Crucially, the success of this framework extends beyond raw predictive accuracy. The integration of a predictive-to-decision translation layer successfully mapped continuous PCI forecasts into actionable ASTM D6433 maintenance categories. The marginal error analysis revealed a 100% adjacent classification agreement, ensuring that the model is highly conservative; it guarantees that critically failed segments are never misclassified as requiring mere routine monitoring. This bounded error behavior bridges the pervasive gap between academic machine learning models and operational safety requirements, proving that AI-driven infrastructure forecasting can be both highly accurate and engineer-safe.
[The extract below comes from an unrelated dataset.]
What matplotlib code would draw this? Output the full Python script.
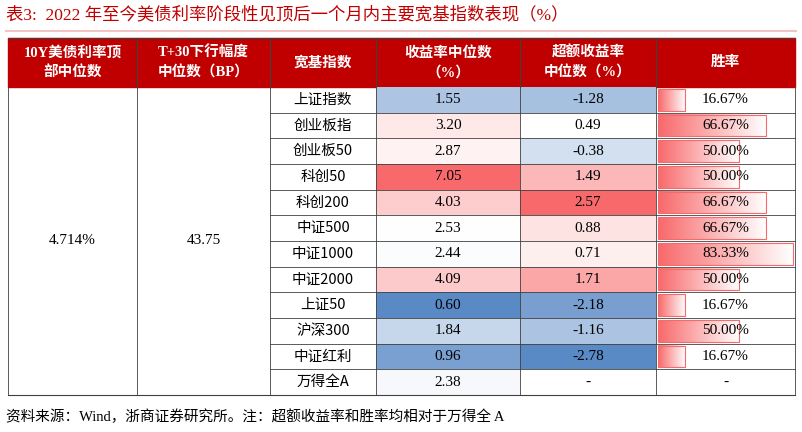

### 7.1. Practical Implications

From a methodological standpoint, the justification for employing a Graph Neural Network (GNN) over traditional tabular machine learning models is deeply rooted in the physical reality of road networks: infrastructure damage is contiguous. To empirically validate this, our ablation study isolated the exact value of modeling network adjacency. When the spatial edges were removed from the ST-ResGAT architecture, effectively blinding the model to neighbor-effects, the predictive performance experienced a statistically significant drop across multiple rigorous trial runs. Furthermore, the integration of GNNExplainer transforms ST-ResGAT from a *black-box* predictor into a transparent decision-support system. The interpretability results provide mechanistic insight: the prominence of structural parameters (Base Modulus, Effective Pavement Thickness) and surface distress indicators (IRI, Crack Area) perfectly aligns with established pavement engineering theory. This alignment reinforces the physical plausibility of the model, generating necessary trust among practitioners. From a policy perspective, these explanations offer actionable intelligence. When global feature importance highlights structural stiffness and aging as dominant drivers, transportation agencies can confidently prioritize investments in structural strengthening. Conversely, if local segment analysis indicates that high-magnitude traffic intensity is the primary driver for specific corridors, targeted load management strategies can be deployed. Ultimately, this framework not only predicts degradation but elucidates its governing factors, supporting evidence-based policy formulation that is economically viable and environmentally sustainable.